Begin at the top of the records below and return each line exactly through the line with "const fitV = [2.8228, 2.7598];". Skip pictures.

====== Given entries ======

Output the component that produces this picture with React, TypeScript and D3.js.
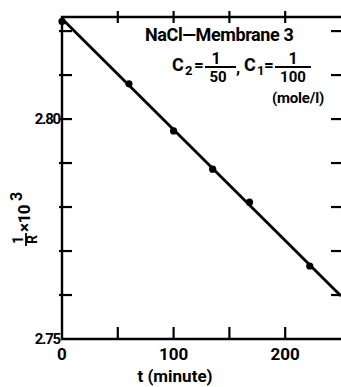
import React, { useEffect, useRef } from 'react';
import * as d3 from 'd3';

// measured points (t in minutes, 1/R x 10^3)
const times = [0, 60, 100, 135, 168, 222];
const values = [2.8222, 2.808, 2.7973, 2.7886, 2.7811, 2.7666];

// fitted straight line
const fitT = [0, 250];
const fitV = [2.8228, 2.7598];

const xTicks = [0, 50, 100, 150, 200, 250];
const xLabels = [0, 100, 200];
const yTicks = [2.75, 2.76, 2.77, 2.78, 2.79, 2.8, 2.81, 2.82];
const yLabels = [2.75, 2.8];

const FONT = 'Roboto, "DejaVu Sans", sans-serif';

export default function App() {
  const svgRef = useRef<SVGSVGElement>(null);

  useEffect(() => {
    if (!svgRef.current) return;
    const svg = d3.select(svgRef.current);
    svg.selectAll('*').remove();

    const left = 62, right = 341, top = 17, bottom = 339;
    const x = d3.scaleLinear().domain([0, 250]).range([left, right]);
    const y = d3.scaleLinear().domain([2.75, 2.8232]).range([bottom, top]);

    const g = svg.append('g');

    // frame (right side is cut off in the original)
    g.append('path')
      .attr('d', `M${right + 2},${top} H${left} V${bottom} H${right + 2}`)
      .attr('fill', 'none')
      .attr('stroke', '#000')
      .attr('stroke-width', 2.4);

    // x ticks bottom and top
    xTicks.forEach(t => {
      if (t === 0 || t === 250) return;
      g.append('line')
        .attr('x1', x(t)).attr('x2', x(t))
        .attr('y1', bottom).attr('y2', bottom - 12)
        .attr('stroke', '#000').attr('stroke-width', 2.2);
      g.append('line')
        .attr('x1', x(t)).attr('x2', x(t))
        .attr('y1', top - 6).attr('y2', top + 6)
        .attr('stroke', '#000').attr('stroke-width', 2.2);
    });

    // y ticks left and right
    yTicks.forEach(v => {
      if (v === 2.75) return;
      g.append('line')
        .attr('x1', left - 3).attr('x2', left + 10)
        .attr('y1', y(v)).attr('y2', y(v))
        .attr('stroke', '#000').attr('stroke-width', 2.2);
      g.append('line')
        .attr('x1', right - 10).attr('x2', right)
        .attr('y1', y(v)).attr('y2', y(v))
        .attr('stroke', '#000').attr('stroke-width', 2.2);
    });

    // x labels
    g.selectAll('.xl')
      .data(xLabels)
      .join('text')
      .attr('x', d => x(d))
      .attr('y', 360)
      .attr('text-anchor', 'middle')
      .attr('font-family', FONT)
      .attr('font-weight', 'bold')
      .attr('font-size', 17)
      .text(d => String(d));

    // y labels
    g.selectAll('.yl')
      .data(yLabels)
      .join('text')
      .attr('x', left - 2)
      .attr('y', d => y(d) + 5)
      .attr('text-anchor', 'end')
      .attr('font-family', FONT)
      .attr('font-weight', 'bold')
      .attr('font-size', 15)
      .attr('letter-spacing', -1.2)
      .text(d => d.toFixed(2));

    // x title
    g.append('text')
      .attr('x', 175)
      .attr('y', 382)
      .attr('text-anchor', 'middle')
      .attr('font-family', FONT)
      .attr('font-weight', 'bold')
      .attr('font-size', 17)
      .text('t (minute)');

    // y title, rotated: 1/R x 10^3
    const yt = g.append('g')
      .attr('transform', 'translate(34,246) rotate(-90)')
      .attr('font-family', FONT)
      .attr('font-weight', 'bold');
    yt.append('text').attr('x', 6).attr('y', -11).attr('text-anchor', 'middle')
      .attr('font-size', 14).text('1');
    yt.append('line').attr('x1', 0).attr('x2', 13).attr('y1', -8).attr('y2', -8)
      .attr('stroke', '#000').attr('stroke-width', 1.8);
    yt.append('text').attr('x', 6.5).attr('y', 3).attr('text-anchor', 'middle')
      .attr('font-size', 14).text('R');
    yt.append('text').attr('x', 14).attr('y', -4)
      .attr('font-size', 17).attr('letter-spacing', -0.5).text('×10');
    yt.append('text').attr('x', 45).attr('y', -12)
      .attr('font-size', 16).text('3');

    // fitted line
    const line = d3.line<number>()
      .x((_, i) => x(fitT[i]))
      .y(d => y(d));
    g.append('path')
      .datum(fitV)
      .attr('d', line)
      .attr('fill', 'none')
      .attr('stroke', '#000')
      .attr('stroke-width', 2.8);

    // points
    g.selectAll('.pt')
      .data(times)
      .join('circle')
      .attr('cx', d => x(d))
      .attr('cy', (_, i) => y(values[i]))
      .attr('r', 3.6)
      .attr('fill', '#000');

    // annotation
    const ann = g.append('g')
      .attr('font-family', FONT)
      .attr('font-weight', 'bold')
      .attr('fill', '#000');
    ann.append('text').attr('x', 145).attr('y', 41)
      .attr('font-size', 18).attr('letter-spacing', -0.4).text('NaCl—Membrane 3');

    const row = ann.append('g').attr('transform', 'translate(0,71)');
    row.append('text').attr('x', 172).attr('y', 0).attr('font-size', 18).text('C');
    row.append('text').attr('x', 185).attr('y', 4).attr('font-size', 13).text('2');
    row.append('text').attr('x', 194).attr('y', 0).attr('font-size', 17).text('=');
    row.append('text').attr('x', 216).attr('y', -7).attr('text-anchor', 'middle').attr('font-size', 16).text('1');
    row.append('line').attr('x1', 205).attr('x2', 236).attr('y1', -4).attr('y2', -4)
      .attr('stroke', '#000').attr('stroke-width', 2);
    row.append('text').attr('x', 218).attr('y', 11).attr('text-anchor', 'middle').attr('font-size', 15).text('50');
    row.append('text').attr('x', 236).attr('y', 2).attr('font-size', 17).text(',');
    row.append('text').attr('x', 244).attr('y', 0).attr('font-size', 18).text('C');
    row.append('text').attr('x', 257).attr('y', 4).attr('font-size', 13).text('1');
    row.append('text').attr('x', 264).attr('y', 0).attr('font-size', 17).text('=');
    row.append('text').attr('x', 293).attr('y', -7).attr('text-anchor', 'middle').attr('font-size', 16).text('1');
    row.append('line').attr('x1', 275).attr('x2', 311).attr('y1', -4).attr('y2', -4)
      .attr('stroke', '#000').attr('stroke-width', 2);
    row.append('text').attr('x', 293).attr('y', 11).attr('text-anchor', 'middle').attr('font-size', 15).text('100');

    ann.append('text').attr('x', 272).attr('y', 103)
      .attr('font-size', 15).attr('letter-spacing', -0.2).text('(mole/l)');
  }, []);

  return (
    <svg
      ref={svgRef}
      width={341}
      height={387}
      style={{ position: 'absolute', left: 0, top: 0, background: '#fff' }}
    />
  );
}
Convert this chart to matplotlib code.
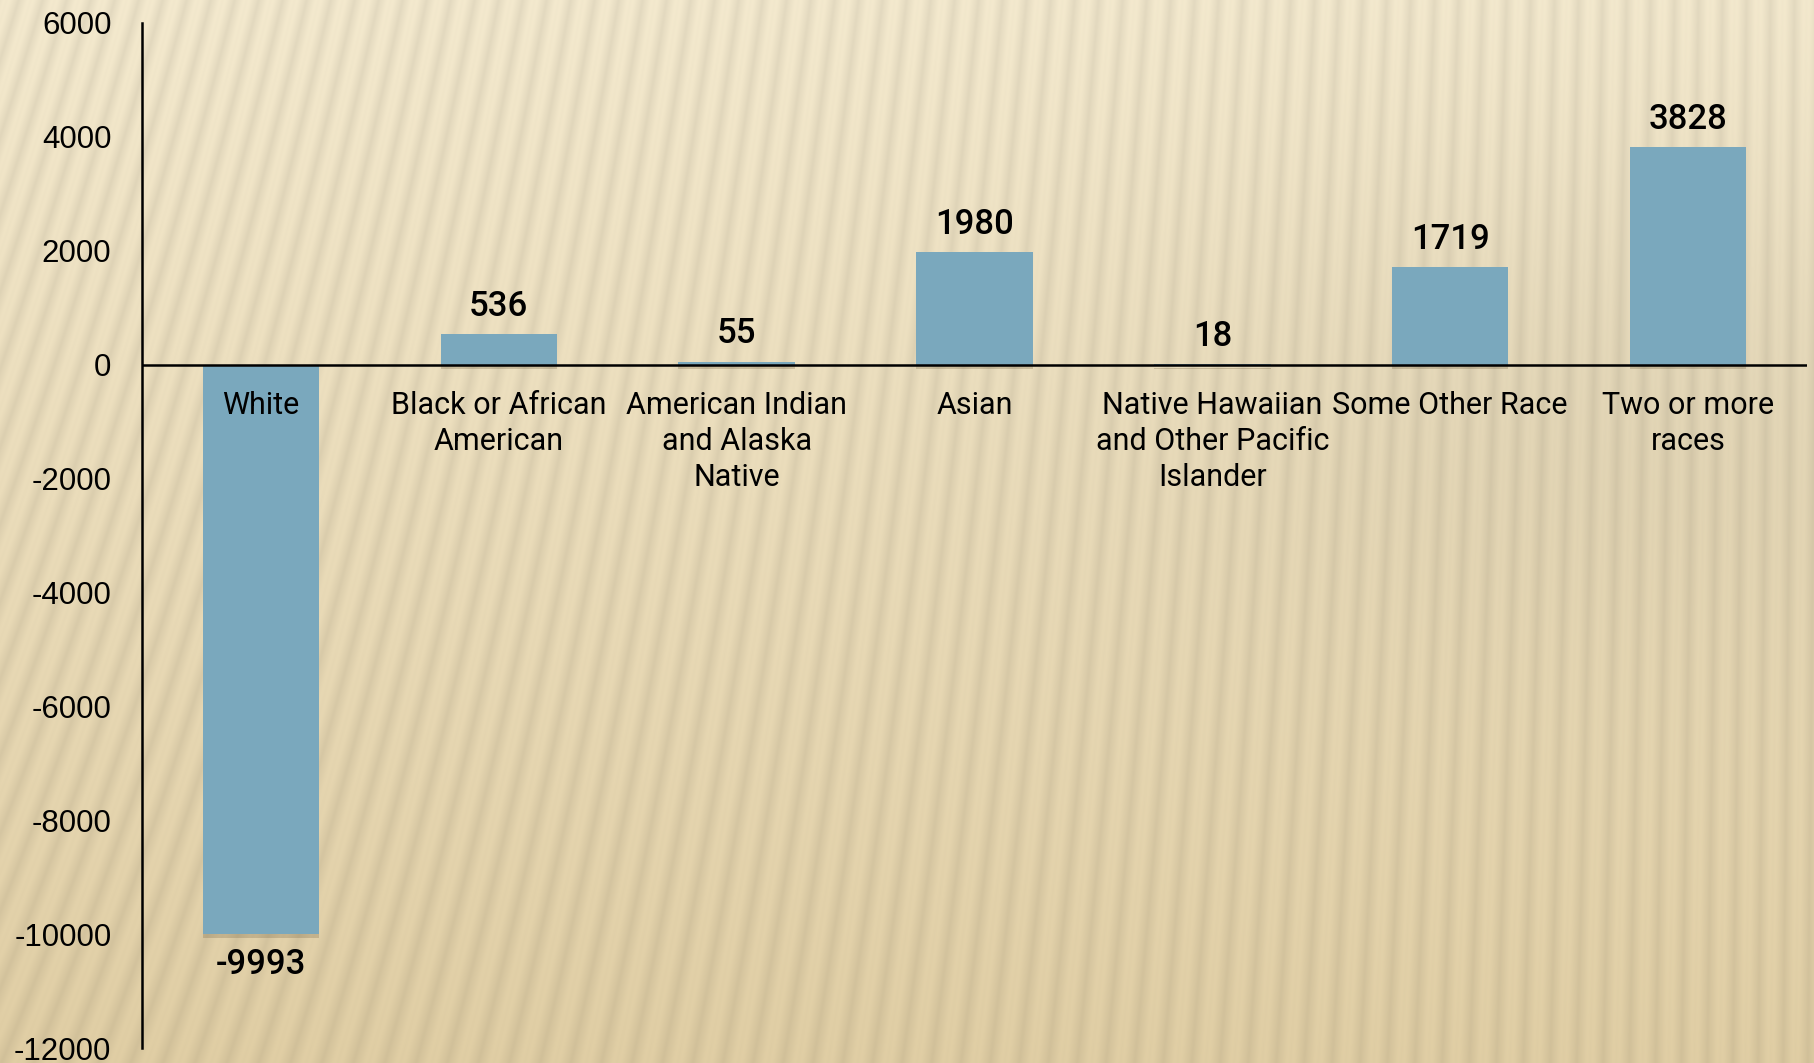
import matplotlib.pyplot as plt
import matplotlib.patheffects as pe
import numpy as np

# Изменение численности по расовым группам
categories = [
    "White",
    "Black or African\nAmerican",
    "American Indian\nand Alaska\nNative",
    "Asian",
    "Native Hawaiian\nand Other Pacific\nIslander",
    "Some Other Race",
    "Two or more\nraces",
]
changes = [-9993, 536, 55, 1980, 18, 1719, 3828]
y_ticks = [6000, 4000, 2000, 0, -2000, -4000, -6000, -8000, -10000, -12000]

W, H = 1814, 1063
LABEL_FONT = ["Roboto", "DejaVu Sans"]
TICK_FONT = ["Liberation Sans", "DejaVu Sans"]
BAR_COLOR = "#7aa8bd"


def make_background(w, h):
    """Бежевый фон с наклонными полосами, как на слайде."""
    xx, rr = np.meshgrid(np.arange(w), np.arange(h))
    t = rr / h
    top = np.array([0.935, 0.895, 0.790])
    bottom = np.array([0.860, 0.790, 0.630])
    base = top[None, None, :] * (1 - t[..., None]) + bottom[None, None, :] * t[..., None]

    # наклон полос меняется слева направо
    slope = 0.30 * (1 - xx / w) ** 1.5 + 0.01
    phase = (xx + slope * rr) * 2 * np.pi / 24.0
    stripes = 1 + 0.03 * np.sin(phase) - 0.015 * np.sin(phase) ** 8

    # лёгкое затемнение справа сверху
    blob = np.exp(-(((xx - 1650) / 500.0) ** 2 + ((rr - 420) / 260.0) ** 2))
    shade = 1 - 0.04 * blob

    img = base * (stripes * shade)[..., None]
    return np.clip(img, 0, 1)


fig = plt.figure(figsize=(W / 100, H / 100), dpi=100)

bg = fig.add_axes([0, 0, 1, 1], zorder=-1)
bg.imshow(make_background(W, H), aspect="auto", interpolation="bilinear")
bg.axis("off")

ax = fig.add_axes([142 / W, 1 - 1048 / H, (1807 - 142) / W, (1048 - 23) / H])
ax.patch.set_alpha(0)

x = np.arange(len(categories))
bars = ax.bar(x, changes, width=0.49, color=BAR_COLOR, zorder=2)
for b in bars:
    b.set_path_effects([
        pe.SimplePatchShadow(offset=(0, -3), shadow_rgbFace="#6b5a3a", alpha=0.25),
        pe.Normal(),
    ])

ax.set_xlim(-0.5, len(categories) - 0.5)
ax.set_ylim(-12000, 6000)
ax.set_yticks(y_ticks)
ax.set_yticklabels([str(v) for v in y_ticks], family=TICK_FONT, fontsize=22.5)
ax.tick_params(axis="y", length=0, pad=22)
ax.set_xticks([])

for side in ["top", "right", "bottom"]:
    ax.spines[side].set_visible(False)
ax.spines["left"].set_linewidth(1.8)
ax.axhline(0, color="black", linewidth=1.8, zorder=3)

# подписи категорий под нулевой линией
for i, name in enumerate(categories):
    ax.annotate(name, xy=(i, 0), xytext=(0, -19), textcoords="offset points",
                ha="center", va="top", fontsize=22, family=LABEL_FONT,
                linespacing=1.3, zorder=4)

# значения над/под столбиками
for i, val in enumerate(changes):
    off = 8 if val >= 0 else -10
    ax.annotate(str(val), xy=(i, val), xytext=(0, off), textcoords="offset points",
                ha="center", va="bottom" if val >= 0 else "top",
                fontsize=25, family=LABEL_FONT, fontweight="medium", zorder=4)

fig.savefig("out.png", dpi=100)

======

### Right answer
Output the component that produces this picture with React, TypeScript and D3.js.
import React, { useEffect, useRef } from 'react';
import * as d3 from 'd3';

// measured points (t in minutes, 1/R x 10^3)
const times = [0, 60, 100, 135, 168, 222];
const values = [2.8222, 2.808, 2.7973, 2.7886, 2.7811, 2.7666];

// fitted straight line
const fitT = [0, 250];
const fitV = [2.8228, 2.7598];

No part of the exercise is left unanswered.